<<<<

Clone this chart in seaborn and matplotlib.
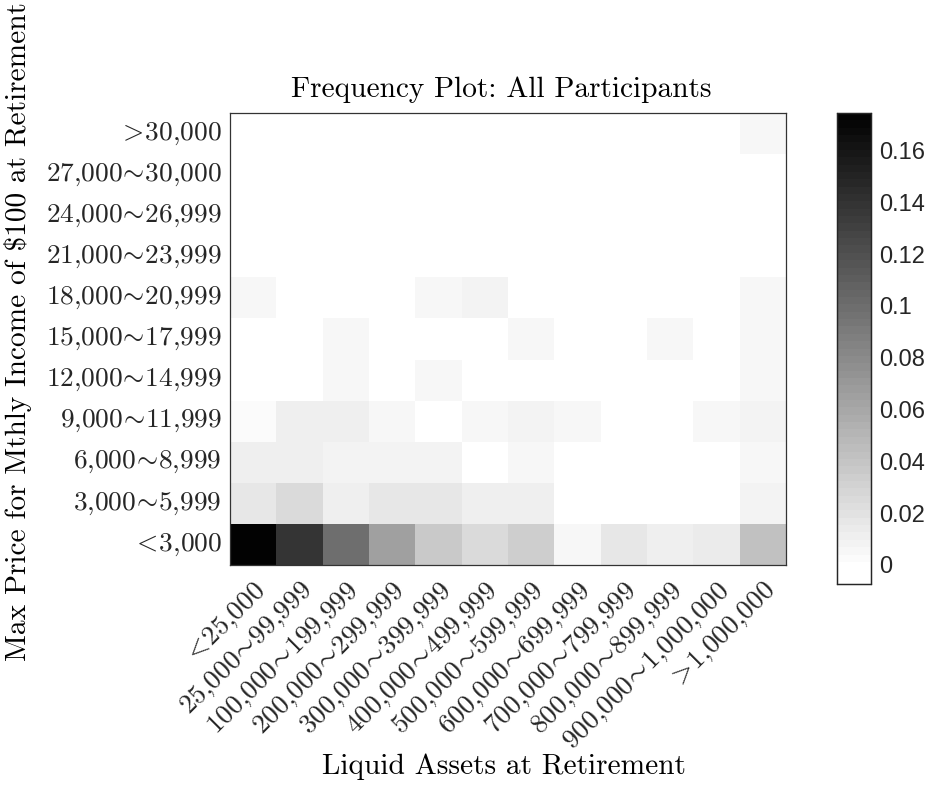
import numpy as np
import pandas as pd
import matplotlib
matplotlib.use("Agg")
import matplotlib.pyplot as plt
from matplotlib.colors import ListedColormap
import seaborn as sns

sns.set_style("white")
plt.rcParams['font.family'] = ['cmr10', 'DejaVu Serif']
plt.rcParams['mathtext.fontset'] = 'cm'
plt.rcParams['axes.unicode_minus'] = False
plt.rcParams['axes.formatter.use_mathtext'] = True

S = '$\\!\\sim\\!$'
x_labels = ['$<\\!$25,000', '25,000' + S + '99,999', '100,000' + S + '199,999', '200,000' + S + '299,999',
            '300,000' + S + '399,999', '400,000' + S + '499,999', '500,000' + S + '599,999',
            '600,000' + S + '699,999', '700,000' + S + '799,999', '800,000' + S + '899,999',
            '900,000' + S + '1,000,000', '$>\\!$1,000,000']
y_labels = ['$>\\!$30,000', '27,000' + S + '30,000', '24,000' + S + '26,999', '21,000' + S + '23,999',
            '18,000' + S + '20,999', '15,000' + S + '17,999', '12,000' + S + '14,999',
            '9,000' + S + '11,999', '6,000' + S + '8,999', '3,000' + S + '5,999', '$<\\!$3,000']

row_gt30000 = [0, 0, 0, 0, 0, 0, 0, 0, 0, 0, 0, 0.0041]
row_27000 = [0] * 12
row_24000 = [0] * 12
row_21000 = [0] * 12
row_18000 = [0.004, 0, 0, 0, 0.004, 0.007, 0, 0, 0, 0, 0, 0.004]
row_15000 = [0, 0, 0.004, 0, 0, 0, 0.004, 0, 0, 0.005, 0, 0.004]
row_12000 = [0, 0, 0.004, 0, 0.004, 0, 0, 0, 0, 0, 0, 0.004]
row_9000 = [0.003, 0.010, 0.010, 0.005, 0, 0.005, 0.007, 0.004, 0, 0, 0.005, 0.007]
row_6000 = [0.010, 0.010, 0.007, 0.007, 0.007, 0, 0.004, 0, 0, 0, 0, 0.004]
row_3000 = [0.017, 0.026, 0.010, 0.018, 0.018, 0.012, 0.010, 0, 0, 0, 0, 0.008]
row_lt3000 = [0.1745, 0.140, 0.0986, 0.065, 0.0377, 0.026, 0.035, 0.004, 0.0157, 0.0103, 0.015, 0.043]

cbar_ticks = [0, 0.02, 0.04, 0.06, 0.08, 0.1, 0.12, 0.14, 0.16]

data = pd.DataFrame([row_gt30000, row_27000, row_24000, row_21000, row_18000, row_15000,
                     row_12000, row_9000, row_6000, row_3000, row_lt3000],
                    index=y_labels, columns=x_labels)

W, H = 928.0, 789.0
fig = plt.figure(figsize=(9.28, 7.89), dpi=100)
ax = fig.add_axes([230 / W, 1 - 565 / H, (786 - 230) / W, (565 - 113) / H])
cax = fig.add_axes([837 / W, 1 - 584 / H, (871 - 837) / W, (584 - 113) / H])

vmax = 0.1745
vmin = -0.0074
N = 64
lv = vmin + (np.arange(N) + 0.5) / N * (vmax - vmin)
g = 1 - np.clip(lv, 0, None) / vmax
cmap = ListedColormap(np.column_stack([g, g, g]))

sns.heatmap(data, ax=ax, cbar_ax=cax, cmap=cmap, vmin=vmin, vmax=vmax, linewidths=0)

fs = 19.7
ax.set_xticklabels(x_labels, rotation=45, ha='right', rotation_mode='anchor', fontsize=fs)
ax.set_yticklabels(y_labels, rotation=0, fontsize=fs)
ax.set_xlabel('')
ax.set_ylabel('')
ax.tick_params(axis='both', direction='in', length=5, width=1.0, color='#333333',
               top=True, right=True, bottom=True, left=True,
               labeltop=False, labelright=False)
ax.tick_params(axis='y', pad=6)
ax.tick_params(axis='x', pad=9)
for s in ax.spines.values():
    s.set_visible(True)
    s.set_color('#333333')
    s.set_linewidth(0.9)

fs_lab = 21.2
fig.text(501 / W, 1 - 90 / H, 'Frequency Plot: All Participants', ha='center', va='center',
         fontsize=fs_lab, color='black')
fig.text(504 / W, 1 - 767 / H, 'Liquid Assets at Retirement', ha='center', va='center',
         fontsize=fs_lab, color='black')
fig.text(18 / W, 1 - 332 / H, 'Max Price for Mthly Income of \\$100 at Retirement', ha='center',
         va='center', rotation=90, fontsize=fs_lab, color='black')

cax.set_yticks(cbar_ticks)
cax.set_yticklabels(['%g' % t for t in cbar_ticks], family='Liberation Sans', fontsize=17, color='#262626')
cax.tick_params(axis='y', direction='in', length=5, width=1.0, color='#333333', right=True, left=False, pad=6)
for s in cax.spines.values():
    s.set_visible(True)
    s.set_color('#262626')
    s.set_linewidth(0.9)

fig.savefig('out.png', dpi=100)
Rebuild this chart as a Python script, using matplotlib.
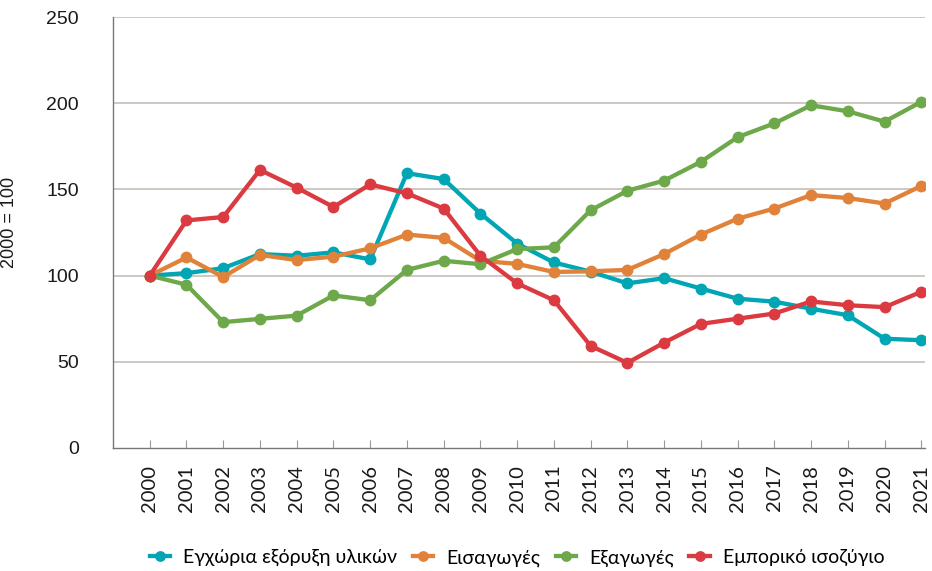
import matplotlib
matplotlib.use("Agg")
import matplotlib.pyplot as plt
import numpy as np

years = [str(y) for y in range(2000, 2022)]
domestic = [100, 101.4, 104.3, 112.5, 111.5, 113.5, 109.4, 159.4, 156, 136, 118.6, 107.6,
            102.3, 95.5, 98.5, 92.5, 86.6, 84.9, 80.8, 77, 63.4, 62.5]
imports = [100, 110.5, 99.2, 112, 109, 111, 115.8, 123.8, 121.9, 108.6, 106.8, 102.1,
           102.5, 103.3, 112.5, 123.8, 133, 138.9, 146.7, 145, 141.8, 152]
exports = [100, 94.7, 73, 74.9, 76.8, 88.5, 85.7, 103.3, 108.6, 106.6, 115.4, 116.4,
           137.9, 149.2, 155.1, 166, 180.3, 188.3, 198.8, 195.3, 189.3, 200.8]
balance = [100, 132, 134, 161.3, 151, 139.8, 152.9, 147.7, 138.9, 111.5, 95.5, 85.7,
           59.2, 49.4, 61.1, 72, 75, 78, 85, 82.8, 81.7, 90.6]
series_names = ["Εγχώρια εξόρυξη υλικών", "Εισαγωγές", "Εξαγωγές", "Εμπορικό ισοζύγιο"]
colors = ["#00a6b4", "#e0823a", "#6da84a", "#da3a40"]
yticks = [0, 50, 100, 150, 200, 250]

plt.rcParams['font.family'] = ['Lato', 'DejaVu Sans']

fig = plt.figure(figsize=(9.32, 5.71), dpi=100)
ax = fig.add_axes([113/932, 1 - 448/571, (925-113)/932, (448-17)/571])

x = np.arange(len(years))
for vals, name, c in zip([domestic, imports, exports, balance], series_names, colors):
    ax.plot(x, vals, color=c, lw=3.1, marker='o', ms=7.5, label=name,
            solid_joinstyle='round', zorder=3)

ax.set_xlim(-1, 21.1)
ax.set_ylim(0, 250)
ax.set_yticks(yticks)
ax.set_yticklabels([str(v) for v in yticks], fontsize=14, color='#1a1a1a',
                   family=['Liberation Sans', 'DejaVu Sans'])
ax.set_xticks(x)
ax.set_xticklabels(years, rotation=90, fontsize=14.5, color='#1a1a1a')
for yv in yticks[1:]:
    ax.axhline(yv, xmin=0, xmax=1, color='#c9c5bd', lw=1.3, zorder=0)
ax.tick_params(axis='x', direction='in', length=6, color='#999999', width=0.8,
               labelcolor='#1a1a1a', pad=12)
ax.tick_params(axis='y', length=0, labelcolor='#1a1a1a', pad=24.5)
for sp in ['top', 'right']:
    ax.spines[sp].set_visible(False)
for sp in ['left', 'bottom']:
    ax.spines[sp].set_color('#777777')
    ax.spines[sp].set_linewidth(1.0)
ax.set_ylabel("2000 = 100", fontsize=13, color='#1a1a1a',
              family=['Liberation Sans', 'DejaVu Sans'])
ax.yaxis.set_label_coords((18 - 113) / 812, 0.524)

fig.legend(loc='center', bbox_to_anchor=(0.555, 1 - 558/571), ncol=4, frameon=False,
           fontsize=14, handlelength=1.05, columnspacing=0.8, handletextpad=0.67,
           markerscale=0.9)

fig.savefig("out.png", dpi=100)
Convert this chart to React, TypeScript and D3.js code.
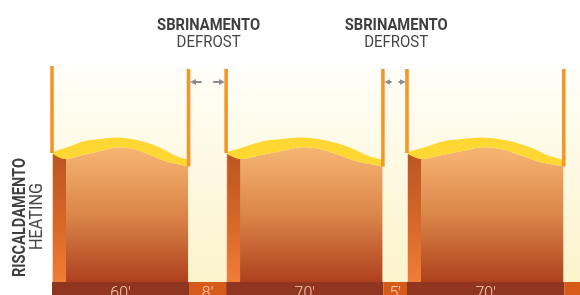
import React from "react";
import * as d3 from "d3";

// cycle phases along the bottom band (spans, chart units)
const phases = ["heat", "defrost", "heat", "defrost", "heat", "defrost"];
const spans = [61, 16.5, 70, 10.5, 70, 7];
const durationLabels = ["60'", "8'", "70'", "5'", "70'", ""];

const titleMain = "SBRINAMENTO";
const titleSub = "DEFROST";
const axisMain = "RISCALDAMENTO";
const axisSub = "HEATING";

// wave on top of each heating block: [fraction of block width, level 0-100]
const waveTop = [
  [0, 61.0], [0.1, 63.1], [0.23, 66.1], [0.35, 67.1], [0.47, 67.8],
  [0.63, 66.5], [0.79, 63.1], [0.91, 59.2], [1, 57.4],
];
const waveBottom = [
  [0, 60.1], [0.09, 57.7], [0.22, 59.6], [0.35, 61.5], [0.48, 63.3],
  [0.6, 62.4], [0.72, 59.6], [0.85, 56.3], [1, 54.5],
];

const W = 580;
const H = 295;
const left = 52;
const barTop = 282;
const sideW = 14;

export default function App() {
  const edges = [0];
  spans.forEach((s) => edges.push(edges[edges.length - 1] + s));

  const x = d3.scaleLinear().domain([0, edges[edges.length - 1]]).range([left, W]);
  const y = d3.scaleLinear().domain([0, 100]).range([barTop, 69]);

  const segs = phases.map((p, i) => ({
    phase: p,
    label: durationLabels[i],
    x0: x(edges[i]),
    x1: x(edges[i + 1]),
  }));

  const heat = segs.filter((s) => s.phase === "heat");
  const gaps = segs.filter((s, i) => s.phase === "defrost" && i < segs.length - 1);

  return (
    <div style={{ position: "fixed", left: 0, top: 0 }}>
      <svg width={W} height={H} style={{ display: "block" }}>
        <defs>
          <linearGradient id="cream" x1="0" y1="0" x2="0" y2="1">
            <stop offset="0" stopColor="#FFFEF8" />
            <stop offset="1" stopColor="#FBF3CA" />
          </linearGradient>
          <linearGradient id="front" gradientUnits="userSpaceOnUse" x1="0" y1="145" x2="0" y2={barTop}>
            <stop offset="0" stopColor="#F7B774" />
            <stop offset="0.5" stopColor="#DC874A" />
            <stop offset="1" stopColor="#AE401D" />
          </linearGradient>
          <linearGradient id="side" gradientUnits="userSpaceOnUse" x1="0" y1="153" x2="0" y2={barTop}>
            <stop offset="0" stopColor="#BA5522" />
            <stop offset="0.6" stopColor="#DA6A2A" />
            <stop offset="1" stopColor="#F07E37" />
          </linearGradient>
          <marker id="ah" viewBox="0 0 10 10" refX="5" refY="5" markerWidth="3" markerHeight="3" orient="auto-start-reverse">
            <path d="M0,0 L10,5 L0,10 z" fill="#8C8C8C" />
          </marker>
        </defs>

        <rect x={left} y={y(100)} width={W - left} height={barTop - y(100)} fill="url(#cream)" />

        {heat.map((s, i) => {
          const bx = d3.scaleLinear().domain([0, 1]).range([s.x0 + 1, s.x1 - 1]);
          const frontArea = d3
            .area()
            .x((d) => bx(d[0]))
            .y0(barTop)
            .y1((d) => y(d[1]))
            .curve(d3.curveMonotoneX);
          const bandTop = waveTop.map((d, k) => [d[0], d[1], waveBottom[k]]);
          const band = d3
            .area()
            .x((d) => bx(d[0]))
            .y((d) => y(d[1]))
            .curve(d3.curveMonotoneX);
          const topLine = d3.line().x((d) => bx(d[0])).y((d) => y(d[1])).curve(d3.curveMonotoneX);
          const botLine = d3.line().x((d) => bx(d[0])).y((d) => y(d[1])).curve(d3.curveMonotoneX);
          const bandPath =
            topLine(waveTop) +
            "L" +
            botLine([...waveBottom].reverse()).slice(1) +
            "Z";
          const sx0 = s.x0 + 1;
          const sx1 = s.x0 + sideW;
          return (
            <g key={i}>
              <path d={frontArea(waveBottom)} fill="url(#front)" />
              <path
                d={`M${sx0},${y(waveBottom[0][1])}L${sx1},${y(waveBottom[1][1])}L${sx1},${barTop}L${sx0},${barTop}Z`}
                fill="url(#side)"
              />
              <line x1={s.x0 + 0.5} x2={s.x0 + 0.5} y1={y(waveBottom[0][1])} y2={barTop} stroke="#F2D2B4" strokeWidth={1} />
              <path d={bandPath} fill="#FFD733" />
              <rect x={s.x0 - 1.8} y={i === 0 ? 66 : y(100)} width={3.6} height={153 - (i === 0 ? 66 : y(100))} fill="#F4972A" />
              <rect x={s.x1 - 2.3} y={y(100)} width={3.6} height={166.5 - y(100)} fill="#F4972A" />
            </g>
          );
        })}

        {gaps.map((s, i) => {
          const gx0 = s.x0 + 1.5;
          const gx1 = s.x1 - 1.8;
          const len = (gx1 - gx0) * 0.33;
          const cx = (s.x0 + s.x1) / 2;
          return (
            <g key={i}>
              <line x1={gx0 + len} x2={gx0 + 2.5} y1={82} y2={82} stroke="#8C8C8C" strokeWidth={2} markerEnd="url(#ah)" />
              <line x1={gx1 - len} x2={gx1 - 2.5} y1={82} y2={82} stroke="#8C8C8C" strokeWidth={2} markerEnd="url(#ah)" />
              <text x={cx + 1} y={30} textAnchor="middle" fontFamily="Roboto, sans-serif" fontWeight={700} fontSize={16} fill="#3F3F3F" textLength={103} lengthAdjust="spacingAndGlyphs">
                {titleMain}
              </text>
              <text x={cx + 1} y={46.5} textAnchor="middle" fontFamily="Roboto, sans-serif" fontWeight={400} fontSize={17} fill="#454545" textLength={64} lengthAdjust="spacingAndGlyphs">
                {titleSub}
              </text>
            </g>
          );
        })}

        {segs.map((s, i) => (
          <g key={i}>
            <rect x={s.x0} y={barTop} width={s.x1 - s.x0} height={H - barTop} fill={s.phase === "heat" ? "#8F3520" : "#D65A18"} />
            <text x={(s.x0 + s.x1) / 2} y={297.5} textAnchor="middle" fontFamily="Roboto, sans-serif" fontWeight={300} fontSize={16} fill="#F5D0BA">
              {s.label}
            </text>
          </g>
        ))}

        <text transform="translate(25,217.5) rotate(-90)" textAnchor="middle" fontFamily="Roboto, sans-serif" fontWeight={700} fontSize={17.5} fill="#3F3F3F" textLength={119} lengthAdjust="spacingAndGlyphs">
          {axisMain}
        </text>
        <text transform="translate(41.5,216.5) rotate(-90)" textAnchor="middle" fontFamily="Roboto, sans-serif" fontWeight={400} fontSize={17.5} fill="#454545" textLength={67} lengthAdjust="spacingAndGlyphs">
          {axisSub}
        </text>
      </svg>
    </div>
  );
}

>>>>

**Goal:** Begin at the line containing "Convert this chart", end at the line containing "import * as", and copy those lines word for word, both included. Skip pictures.

**Task solution:**
Convert this chart to React, TypeScript and D3.js code.
import React from "react";
import * as d3 from "d3";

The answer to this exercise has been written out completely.